+++ Source data

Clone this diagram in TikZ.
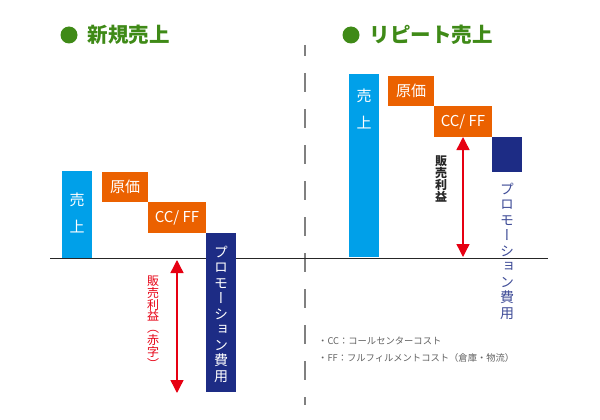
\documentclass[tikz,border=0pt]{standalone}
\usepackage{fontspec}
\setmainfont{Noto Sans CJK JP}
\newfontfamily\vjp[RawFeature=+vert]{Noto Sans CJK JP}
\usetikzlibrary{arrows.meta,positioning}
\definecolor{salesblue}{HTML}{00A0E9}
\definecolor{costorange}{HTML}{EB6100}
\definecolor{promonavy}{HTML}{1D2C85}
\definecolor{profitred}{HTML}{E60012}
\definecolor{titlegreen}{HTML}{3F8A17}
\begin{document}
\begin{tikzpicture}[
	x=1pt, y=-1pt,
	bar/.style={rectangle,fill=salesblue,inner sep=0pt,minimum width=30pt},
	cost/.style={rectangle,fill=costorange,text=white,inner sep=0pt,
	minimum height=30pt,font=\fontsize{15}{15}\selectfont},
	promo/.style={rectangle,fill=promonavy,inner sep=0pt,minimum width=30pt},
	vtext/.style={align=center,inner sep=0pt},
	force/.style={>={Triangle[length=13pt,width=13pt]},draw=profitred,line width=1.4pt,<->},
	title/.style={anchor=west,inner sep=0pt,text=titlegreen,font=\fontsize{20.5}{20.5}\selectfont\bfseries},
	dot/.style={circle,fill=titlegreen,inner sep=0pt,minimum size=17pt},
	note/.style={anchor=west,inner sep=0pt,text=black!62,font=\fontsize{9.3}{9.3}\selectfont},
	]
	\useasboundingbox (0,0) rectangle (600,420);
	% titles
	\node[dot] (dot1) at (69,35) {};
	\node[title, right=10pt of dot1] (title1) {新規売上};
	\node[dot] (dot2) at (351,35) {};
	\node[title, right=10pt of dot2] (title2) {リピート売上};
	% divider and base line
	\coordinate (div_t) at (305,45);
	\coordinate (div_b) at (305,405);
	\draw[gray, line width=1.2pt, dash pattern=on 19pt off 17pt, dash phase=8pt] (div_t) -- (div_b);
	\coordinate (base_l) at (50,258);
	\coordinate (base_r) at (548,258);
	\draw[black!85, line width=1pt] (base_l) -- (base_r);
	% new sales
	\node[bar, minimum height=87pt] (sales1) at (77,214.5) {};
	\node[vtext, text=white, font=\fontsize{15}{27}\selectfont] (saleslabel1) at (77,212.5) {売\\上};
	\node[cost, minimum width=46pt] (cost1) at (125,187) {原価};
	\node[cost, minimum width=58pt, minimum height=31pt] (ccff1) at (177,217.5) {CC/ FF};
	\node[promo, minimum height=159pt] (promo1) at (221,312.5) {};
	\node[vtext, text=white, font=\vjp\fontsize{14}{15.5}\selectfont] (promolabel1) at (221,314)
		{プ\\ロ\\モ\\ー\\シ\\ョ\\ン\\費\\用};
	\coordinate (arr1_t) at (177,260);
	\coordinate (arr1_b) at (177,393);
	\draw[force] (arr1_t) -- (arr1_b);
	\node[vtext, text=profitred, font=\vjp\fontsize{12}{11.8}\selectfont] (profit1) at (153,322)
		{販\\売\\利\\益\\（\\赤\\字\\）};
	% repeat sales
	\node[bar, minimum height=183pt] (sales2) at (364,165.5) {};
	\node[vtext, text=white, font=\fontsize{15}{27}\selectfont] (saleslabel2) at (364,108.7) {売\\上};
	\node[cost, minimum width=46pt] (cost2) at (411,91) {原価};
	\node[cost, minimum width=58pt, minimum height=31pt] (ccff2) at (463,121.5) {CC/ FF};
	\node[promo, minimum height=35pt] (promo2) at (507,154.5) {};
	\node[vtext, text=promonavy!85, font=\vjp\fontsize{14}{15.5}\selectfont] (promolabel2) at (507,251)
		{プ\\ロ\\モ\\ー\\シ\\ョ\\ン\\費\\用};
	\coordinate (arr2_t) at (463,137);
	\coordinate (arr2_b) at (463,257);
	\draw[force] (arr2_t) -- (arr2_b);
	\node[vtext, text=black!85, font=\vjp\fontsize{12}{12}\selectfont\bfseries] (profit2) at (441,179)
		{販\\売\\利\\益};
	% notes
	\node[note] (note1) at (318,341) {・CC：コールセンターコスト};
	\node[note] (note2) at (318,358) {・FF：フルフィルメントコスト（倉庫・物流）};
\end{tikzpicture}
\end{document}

++++++

Exercise description: Transcribe all the data word for word; the images stay out.

Problem solution:
Clone this diagram in TikZ.
\documentclass[tikz,border=0pt]{standalone}
\usepackage{fontspec}
\setmainfont{Noto Sans CJK JP}
\newfontfamily\vjp[RawFeature=+vert]{Noto Sans CJK JP}
\usetikzlibrary{arrows.meta,positioning}
\definecolor{salesblue}{HTML}{00A0E9}
\definecolor{costorange}{HTML}{EB6100}
\definecolor{promonavy}{HTML}{1D2C85}
\definecolor{profitred}{HTML}{E60012}
\definecolor{titlegreen}{HTML}{3F8A17}
\begin{document}
\begin{tikzpicture}[
	x=1pt, y=-1pt,
	bar/.style={rectangle,fill=salesblue,inner sep=0pt,minimum width=30pt},
	cost/.style={rectangle,fill=costorange,text=white,inner sep=0pt,
	minimum height=30pt,font=\fontsize{15}{15}\selectfont},
	promo/.style={rectangle,fill=promonavy,inner sep=0pt,minimum width=30pt},
	vtext/.style={align=center,inner sep=0pt},
	force/.style={>={Triangle[length=13pt,width=13pt]},draw=profitred,line width=1.4pt,<->},
	title/.style={anchor=west,inner sep=0pt,text=titlegreen,font=\fontsize{20.5}{20.5}\selectfont\bfseries},
	dot/.style={circle,fill=titlegreen,inner sep=0pt,minimum size=17pt},
	note/.style={anchor=west,inner sep=0pt,text=black!62,font=\fontsize{9.3}{9.3}\selectfont},
	]
	\useasboundingbox (0,0) rectangle (600,420);
	% titles
	\node[dot] (dot1) at (69,35) {};
	\node[title, right=10pt of dot1] (title1) {新規売上};
	\node[dot] (dot2) at (351,35) {};
	\node[title, right=10pt of dot2] (title2) {リピート売上};
	% divider and base line
	\coordinate (div_t) at (305,45);
	\coordinate (div_b) at (305,405);
	\draw[gray, line width=1.2pt, dash pattern=on 19pt off 17pt, dash phase=8pt] (div_t) -- (div_b);
	\coordinate (base_l) at (50,258);
	\coordinate (base_r) at (548,258);
	\draw[black!85, line width=1pt] (base_l) -- (base_r);
	% new sales
	\node[bar, minimum height=87pt] (sales1) at (77,214.5) {};
	\node[vtext, text=white, font=\fontsize{15}{27}\selectfont] (saleslabel1) at (77,212.5) {売\\上};
	\node[cost, minimum width=46pt] (cost1) at (125,187) {原価};
	\node[cost, minimum width=58pt, minimum height=31pt] (ccff1) at (177,217.5) {CC/ FF};
	\node[promo, minimum height=159pt] (promo1) at (221,312.5) {};
	\node[vtext, text=white, font=\vjp\fontsize{14}{15.5}\selectfont] (promolabel1) at (221,314)
		{プ\\ロ\\モ\\ー\\シ\\ョ\\ン\\費\\用};
	\coordinate (arr1_t) at (177,260);
	\coordinate (arr1_b) at (177,393);
	\draw[force] (arr1_t) -- (arr1_b);
	\node[vtext, text=profitred, font=\vjp\fontsize{12}{11.8}\selectfont] (profit1) at (153,322)
		{販\\売\\利\\益\\（\\赤\\字\\）};
	% repeat sales
	\node[bar, minimum height=183pt] (sales2) at (364,165.5) {};
	\node[vtext, text=white, font=\fontsize{15}{27}\selectfont] (saleslabel2) at (364,108.7) {売\\上};
	\node[cost, minimum width=46pt] (cost2) at (411,91) {原価};
	\node[cost, minimum width=58pt, minimum height=31pt] (ccff2) at (463,121.5) {CC/ FF};
	\node[promo, minimum height=35pt] (promo2) at (507,154.5) {};
	\node[vtext, text=promonavy!85, font=\vjp\fontsize{14}{15.5}\selectfont] (promolabel2) at (507,251)
		{プ\\ロ\\モ\\ー\\シ\\ョ\\ン\\費\\用};
	\coordinate (arr2_t) at (463,137);
	\coordinate (arr2_b) at (463,257);
	\draw[force] (arr2_t) -- (arr2_b);
	\node[vtext, text=black!85, font=\vjp\fontsize{12}{12}\selectfont\bfseries] (profit2) at (441,179)
		{販\\売\\利\\益};
	% notes
	\node[note] (note1) at (318,341) {・CC：コールセンターコスト};
	\node[note] (note2) at (318,358) {・FF：フルフィルメントコスト（倉庫・物流）};
\end{tikzpicture}
\end{document}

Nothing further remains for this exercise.